Co-sponsored by the Poetry Center, Smith’s Jewish studies and comparative literature programs and the National Yiddish Book Center, the event honors the 350th anniversary of Jews in America. The program is a way to address a worry of Yiddish poet A. Leyeles, who commented in 1937, “So many years in America, such a fine literature created here, and we remain strangers to our neighbors.”
The reading will highlight ways in which Yiddish poetry between 1910 and 1939 engaged with and challenged aspects of the American literary and cultural scene, with a special emphasis on political radicalism and Yiddish modernism. Readings will include those from leading immigrant Yiddish poets associated with the New York aesthetic movement “Di yunge” (The Young Ones) and the modernist group “Inzikh” (Introspectivism). They include Mani Leib, Moyshe-Leyb Halpern, Jacob Glatstein, Anna Margolin and A. Leyeles.
In addition to the bilingual reading, the presenters will describe the cultural and literary context at the time the poets were composing their work. As critic Benjamin Harshav of Yale University observed in American Yiddish Poetry, “While English poetry was dominated by the exquisite elitism of T.S. Eliot and Ezra Pound ... Yiddish poets—shoemakers, housepainters or poor newspaper writers as they were—often confronted American realities directly: the wonders of construction and city architecture, the subway, the harbors, labor unions, the underworld, the plight of blacks, the trial of Sacco and Vanzetti, alienation of the individual in the jungle of the metropolis, social injustice and immigrant longing.”
Presenters
Justin Daniel Cammy is assistant professor of Jewish studies and a member of the program in comparative literature at Smith College. He earned a master’s degree and doctorate in Yiddish Studies from Harvard University and a bachelor’s degree from McGill University in Montreal. His research focuses on interwar Yiddish literature and culture in both Eastern Europe and the United States.
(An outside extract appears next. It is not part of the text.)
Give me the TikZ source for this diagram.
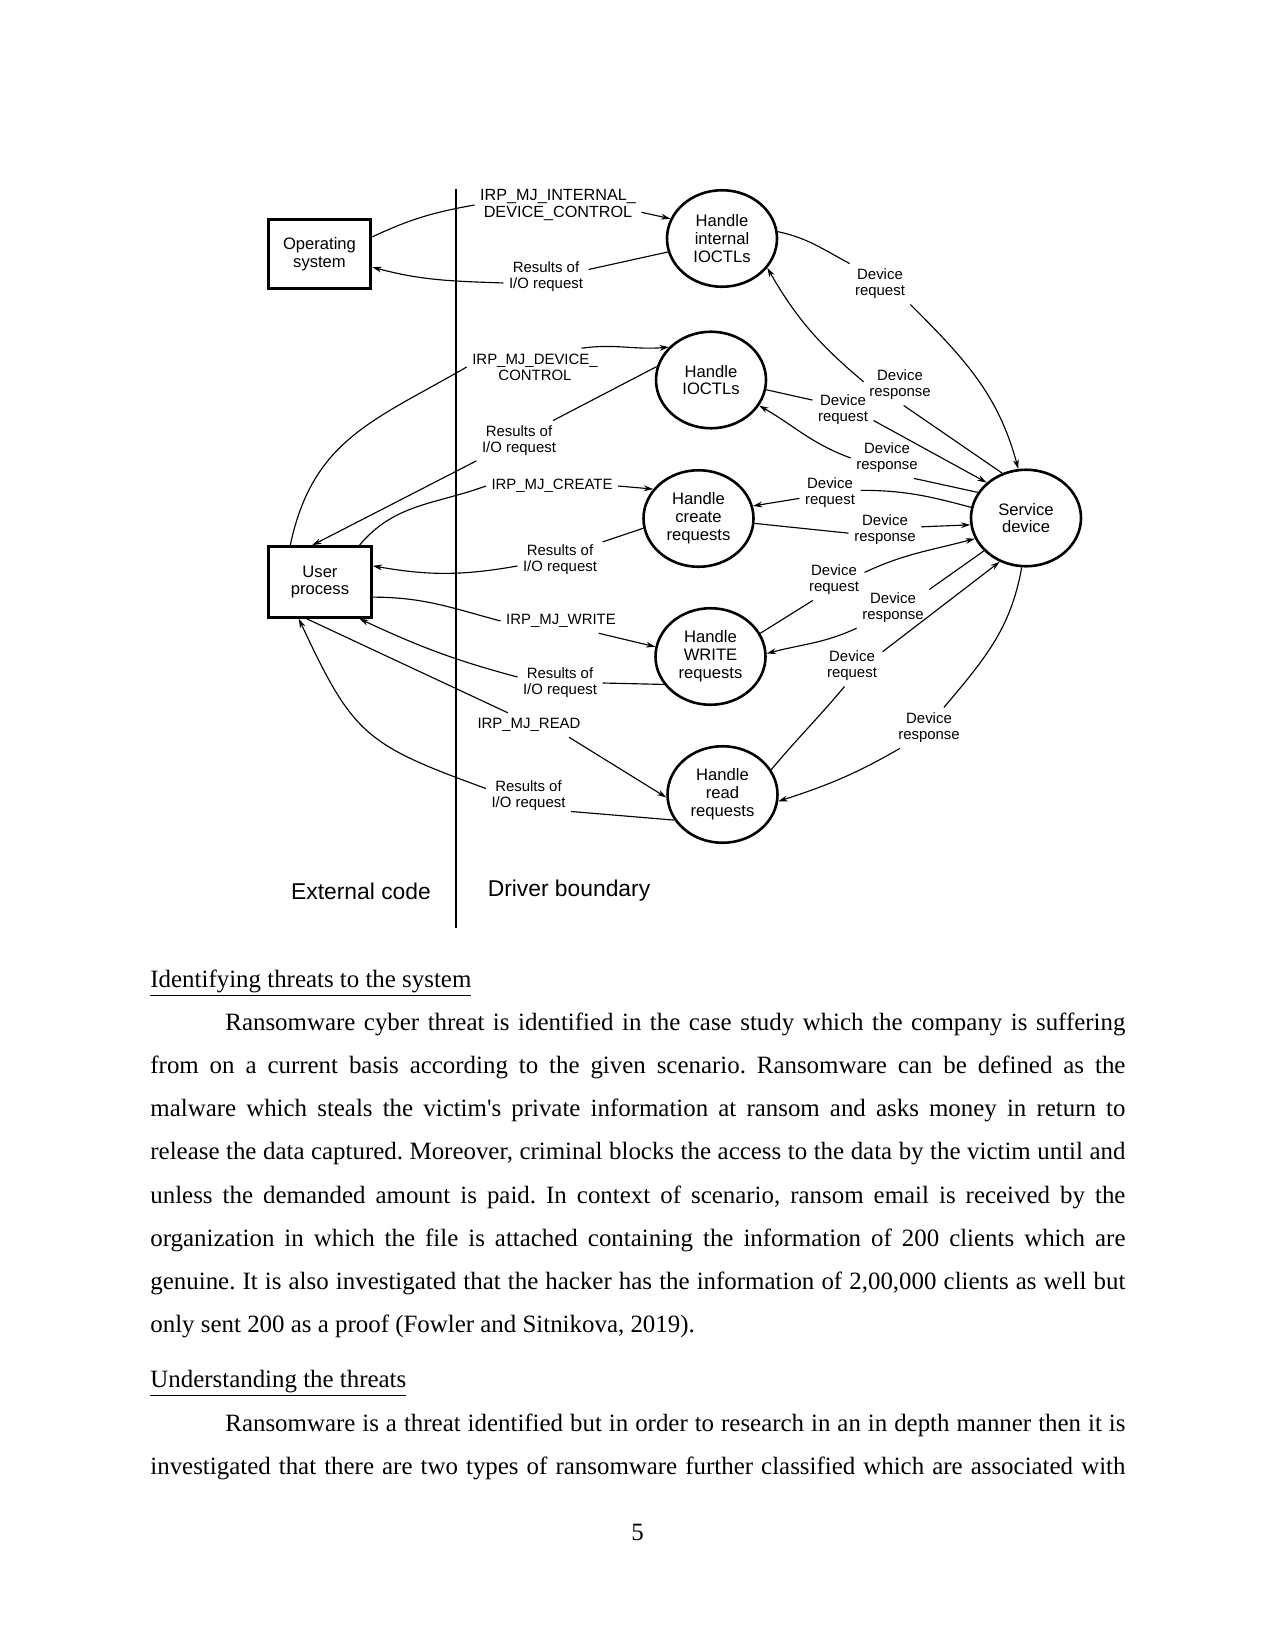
\documentclass[tikz,border=0pt]{standalone}
\usepackage{fontspec}
\setmainfont{Liberation Serif}
\newfontfamily\figfont{Liberation Sans}
\usetikzlibrary{shapes.geometric,arrows.meta}
\frenchspacing
\begin{document}
\begin{tikzpicture}[x=0.4818pt,y=-0.4818pt,
  proc/.style={ellipse,draw,line width=1.25pt,minimum width=53pt,minimum height=46.5pt,inner sep=0pt,align=center,font=\figfont\fontsize{8}{8.6}\selectfont},
  extbox/.style={rectangle,draw,line width=1.4pt,minimum width=49.5pt,minimum height=33pt,inner sep=0pt,align=center,font=\figfont\fontsize{8}{8.6}\selectfont},
  lab/.style={inner sep=2.5pt,align=center,font=\figfont\fontsize{7.2}{7.6}\selectfont},
  conn/.style={line width=0.55pt},
  arr/.style={conn,-{Stealth[length=4.5pt,width=2.8pt]}},
  body/.style={anchor=base west,inner sep=0pt,font=\fontsize{12}{14}\selectfont},
  bound/.style={font=\figfont\fontsize{11}{13}\selectfont},
]
\useasboundingbox (0,0) rectangle (1275,1650);

% boundary line
\coordinate (btop) at (456,189);
\coordinate (bbot) at (456,928);
\draw[line width=1.3pt] (btop) -- (bbot);

% main nodes
\node[extbox] (os) at (319.5,254) {Operating\\system};
\node[extbox,minimum height=34pt] (up) at (320,582) {User\\process};
\node[proc] (hi) at (722,238.5) {Handle\\internal\\IOCTLs};
\node[proc] (hc) at (711,380) {Handle\\IOCTLs};
\node[proc] (hr) at (698.5,518.5) {Handle\\create\\requests};
\node[proc] (hw) at (710.5,656.5) {Handle\\WRITE\\requests};
\node[proc] (hd) at (722.5,794.5) {Handle\\read\\requests};
\node[proc] (sd) at (1026,518) {Service\\device};

% labels
\node[lab,font=\figfont\fontsize{7.8}{8.4}\selectfont] (l1) at (558,205) {IRP\_MJ\_INTERNAL\_\\DEVICE\_CONTROL};
\node[lab] (l2) at (546,277) {Results of\\I/O request};
\node[lab] (l3) at (535,367) {IRP\_MJ\_DEVICE\_\\CONTROL};
\node[lab] (l4) at (519,441) {Results of\\I/O request};
\node[lab] (l5) at (552,486) {IRP\_MJ\_CREATE};
\node[lab] (l6) at (560,560) {Results of\\I/O request};
\node[lab] (l7) at (561,621) {IRP\_MJ\_WRITE};
\node[lab] (l8) at (560,683) {Results of\\I/O request};
\node[lab] (l9) at (529,725) {IRP\_MJ\_READ};
\node[lab] (l10) at (528.5,796) {Results of\\I/O request};
\node[lab] (r11) at (880,284) {Device\\request};
\node[lab] (r12) at (900,385) {Device\\response};
\node[lab] (r13) at (843,410) {Device\\request};
\node[lab] (r14) at (887,458) {Device\\response};
\node[lab] (r15) at (830,493) {Device\\request};
\node[lab] (r16) at (885,530) {Device\\response};
\node[lab] (r17) at (834,580) {Device\\request};
\node[lab] (r18) at (893,608) {Device\\response};
\node[lab] (r19) at (852,666) {Device\\request};
\node[lab] (r20) at (929,728) {Device\\response};

\node[bound] (ext) at (361,891) {External code};
\node[bound] (drv) at (569,891) {Driver boundary};

% left connectors
\draw[conn] (os.18) to[out=25,in=190] (l1.west);
\draw[arr] (l1.-5) -- (hi.159);
\draw[conn] (hi.194) -- (l2.10);
\draw[arr] (l2.188) to[out=178,in=-15] (os.-14);
\draw[conn] (up.129) to[out=78,in=210,looseness=1.1] (l3.west);
\draw[arr] (l3.22) to[out=8,in=185] (hc.142);
\draw[conn] (hc.166) -- (l4.31);
\draw[arr] (l4.205) -- (up.102);
\draw[conn] (up.43) to[out=50,in=200] (l5.west);
\draw[arr] (l5.east) -- (hr.147);
\draw[conn] (hr.190) -- (l6.23);
\draw[arr] (l6.188) to[out=190,in=-10] (up.17);
\draw[conn] (up.-16) to[out=0,in=165] (l7.west);
\draw[arr] (l7.-18) -- (hw.170);
\draw[conn] (hw.211) -- (l8.east);
\draw[arr] (l8.172) to[out=165,in=-25] (up.-43);
\draw[conn] (up.250) -- (l9.150);
\draw[arr] (l9.-17) -- (hd.183);
\draw[conn] (hd.208) -- (l10.-20);
\draw[arr] (l10.170) to[out=160,in=-65,looseness=1.3] (up.240);

% right connectors
\draw[conn] (hi.7) to[out=-12,in=152] (r11.146);
\draw[arr] (r11.-34) to[out=-45,in=105] (sd.99);
\draw[conn] (sd.118) -- (r12.-80);
\draw[arr] (r12.175) to[out=140,in=-60] (hi.-33);
\draw[conn] (hc.-10) -- (r13.162);
\draw[arr] (r13.-19) -- (sd.138);
\draw[conn] (sd.152) -- (r14.-37);
\draw[arr] (r14.west) to[out=160,in=-30] (hc.-28);
\draw[conn] (sd.169) to[out=165,in=0] (r15.5);
\draw[arr] (r15.190) -- (hr.13);
\draw[conn] (hr.-5) -- (r16.185);
\draw[arr] (r16.5) -- (sd.187);
\draw[conn] (hw.25) -- (r17.224);
\draw[arr] (r17.14) to[out=25,in=195] (sd.202);
\draw[conn] (sd.218) -- (r18.27);
\draw[arr] (r18.209) to[out=205,in=15] (hw.3);
\draw[conn] (hd.27) to[out=50,in=230] (r19.250);
\draw[arr] (r19.25) -- (sd.239);
\draw[conn] (sd.265) to[out=260,in=50] (r20.54);
\draw[arr] (r20.215) to[out=210,in=18] (hd.-7);

% body text
\node[body] (h1) at (150,987) {\underline{Identifying threats to the system}};
\node[body] (p1a) at (225,1030.5) {\makebox[6in][s]{Ransomware cyber threat is identified in the case study which the company is suffering}};
\node[body] (p1b) at (150,1073.6) {\makebox[6.5in][s]{from on a current basis according to the given scenario. Ransomware can be defined as the}};
\node[body] (p1c) at (150,1116.8) {\makebox[6.5in][s]{malware which steals the victim\textquotesingle s private information at ransom and asks money in return to}};
\node[body] (p1d) at (150,1159.9) {\makebox[6.5in][s]{release the data captured. Moreover, criminal blocks the access to the data by the victim until and}};
\node[body] (p1e) at (150,1203) {\makebox[6.5in][s]{unless the demanded amount is paid. In context of scenario, ransom email is received by the}};
\node[body] (p1f) at (150,1246.2) {\makebox[6.5in][s]{organization in which the file is attached containing the information of 200 clients which are}};
\node[body] (p1g) at (150,1289.3) {\makebox[6.5in][s]{genuine. It is also investigated that the hacker has the information of 2,00,000 clients as well but}};
\node[body] (p1h) at (150,1332.4) {only sent 200 as a proof (Fowler and Sitnikova, 2019).};
\node[body] (h2) at (150,1387) {\underline{Understanding the threats}};
\node[body] (p2a) at (225,1431) {\makebox[6in][s]{Ransomware is a threat identified but in order to research in an in depth manner then it is}};
\node[body] (p2b) at (150,1474.5) {\makebox[6.5in][s]{investigated that there are two types of ransomware further classified which are associated with}};
\node[body,anchor=base] (pg) at (637.5,1540) {5};
\end{tikzpicture}
\end{document}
He currently is completing a book on the last major Yiddish poetic group in Poland prior to the Holocaust entitled “When Yiddish Was Young: Poetry and Politics in the Lost Jerusalem of Lithuania.” Cammy is an associate editor of “Prooftexts: A Journal of Jewish Literary History”; a member of the academic advisory board of the National Yiddish Book Center; and an editorial board member of The New Yiddish Library, which is responsible for bringing translations of classic works of Yiddish literature to an English audience.
Robert Adler-Peckerar is the Goldfarb Director of Yiddish Education at the National Yiddish Book Center in Amherst. A graduate of Brandeis University and a veteran of the Yiddish language and culture programs at both the YIVO Institute for Jewish Research in New York and the Vilnius Yiddish Institute in Lithuania, he is currently completing a doctorate on landscape in Yiddish writing in the department of comparative literature at the University of California at Berkeley. He is the translation editor of the Jewish cultural magazine Pakn-Treger, and his translation of Yiddish prose and poetry have been widely published.